This event, co-hosted by WILPF engaged participants, was on the subject of achieving food security in developing and post conflict countries. Emphasising the link between food security and empowered rural women, the Panel called on those attending to explore the ways in which they as government and civil society can ensure food security through promotion of rural women.
Although women in developing countries represent over 60% of farmers they account for less then 20% of landowners globally and less then 10% in many LDCs. The disconnect between the rural woman's need for and ability to access resources forms the crux of the ongoing food security crisis faced by rural women and their families, both in times of war and peace. Stressing the link between food insecurity and the under representation of women at the policy and decision making level, panelists highlighted the gap between legal policy and practice regarding gender equality. Here, it was stipulated that without gender equality and with it, better access to land, education and training, health services and productive resources, food insecurity will continue to paralyse growth in developing nations.
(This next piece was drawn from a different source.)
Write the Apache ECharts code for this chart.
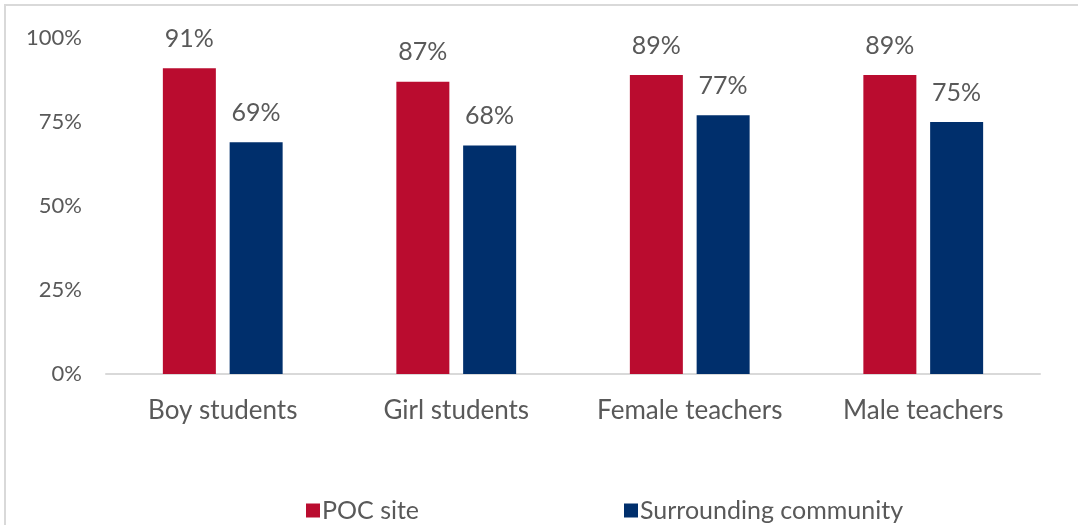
<!DOCTYPE html>
<html>
<head>
<meta charset="utf-8">
<script src="https://cdn.jsdelivr.net/npm/echarts@6/dist/echarts.min.js"></script>
<style>
html,body{margin:0;padding:0;background:#fff;}
#frame{position:absolute;left:4px;top:4px;width:1080px;height:530px;border-left:2px solid #d9d9d9;border-top:2px solid #d9d9d9;}
#c{position:absolute;left:0;top:0;width:1078px;height:525px;}
</style>
</head>
<body>
<div id="frame"></div>
<div id="c"></div>
<script>
const categories = ['Boy students', 'Girl students', 'Female teachers', 'Male teachers'];
const pocSite = [91, 87, 89, 89];
const surrounding = [69, 68, 77, 75];
const yTicks = [0, 25, 50, 75, 100];

const FONT = 'Lato';
const TXT = '#595959';
const chart = echarts.init(document.getElementById('c'));
chart.setOption({
  animation: false,
  textStyle: {fontFamily: FONT},
  grid: {left: 106, right: 38, top: 38, bottom: 151},
  legend: [
    {left: 301, top: 493, itemWidth: 14, itemHeight: 14,
     icon: 'rect', data: ['POC site'],
     textStyle: {fontFamily: FONT, fontSize: 25, color: TXT, padding: [0, 0, 0, -3]}},
    {left: 619, top: 493, itemWidth: 14, itemHeight: 14,
     icon: 'rect', data: ['Surrounding community'],
     textStyle: {fontFamily: FONT, fontSize: 25, color: TXT, padding: [0, 0, 0, -3]}}
  ],
  xAxis: {
    type: 'category', data: categories,
    axisLine: {lineStyle: {color: '#d9d9d9', width: 2}},
    axisTick: {show: false},
    axisLabel: {fontFamily: FONT, fontSize: 26, color: TXT, margin: 24, interval: 0}
  },
  yAxis: {
    type: 'value', min: 0, max: 100, interval: 25,
    axisLine: {show: false}, axisTick: {show: false},
    splitLine: {show: false},
    axisLabel: {fontFamily: FONT, fontSize: 22, color: TXT, margin: 24,
      formatter: v => yTicks.includes(v) ? v + '%' : ''}
  },
  series: [
    {name: 'POC site', type: 'bar', data: pocSite, barWidth: 53, barGap: '26%',
     itemStyle: {color: '#ba0c2f'},
     label: {show: true, position: 'top', distance: 17, formatter: '{c}%',
       fontFamily: FONT, fontSize: 25, color: TXT}},
    {name: 'Surrounding community', type: 'bar', data: surrounding, barWidth: 53,
     itemStyle: {color: '#002f6c'},
     label: {show: true, position: 'top', distance: 17, formatter: '{c}%',
       fontFamily: FONT, fontSize: 25, color: TXT}}
  ]
});
</script>
</body>
</html>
For societies emerging from or experiencing ongoing conflict food security remains a key issue. Women must be present at all stages of mediation and peace negotiation to ensure their full and equal access to resources and opportunities in the reconstruction phase, as, if ignored, women, especially those widowed by the war, will continue to struggle to provide for their families, leading to stagnant growth. Accordingly, the implementation of gender responsive budgeting is essential, as is the need for government to employ strategies aimed at understanding the particular affects of conflict on rural women, something which can be promoted through the accumulation of sex disaggregated data.
A change in attitude towards women and their role is needed to produce the right conditions for empowerment and consequently food security. Society must start to see women as monetary contributors and facilitate their access to productive and legal resources. If women are allowed to shape policy we will see a positive change in the way resources are allocated and therefore in outcomes for food security and development.
One key challenge to achieving food security in Pakistan is the focus on border security as representing the only security challenge. This militarized definition of security cannot take into account the daily human security challenges facing the population, something reflected by the alarming rate of malnutrition in rural Pakistan. According to Sameena Nazir one way her organization is promoting food security in Pakistan is by organizing education and training days for women on legal and human rights. In addition, WILPF Pakistan continues to lobby the Pakistani Government to prioritise issues of gender and human security as a means to achieving national security.
Finally the panel emphasized that food and peace security are not mutually exclusive and that rural women can be catalysts for peace and food security in their communities if only government and civil society institutions commit to adequately supporting their needs.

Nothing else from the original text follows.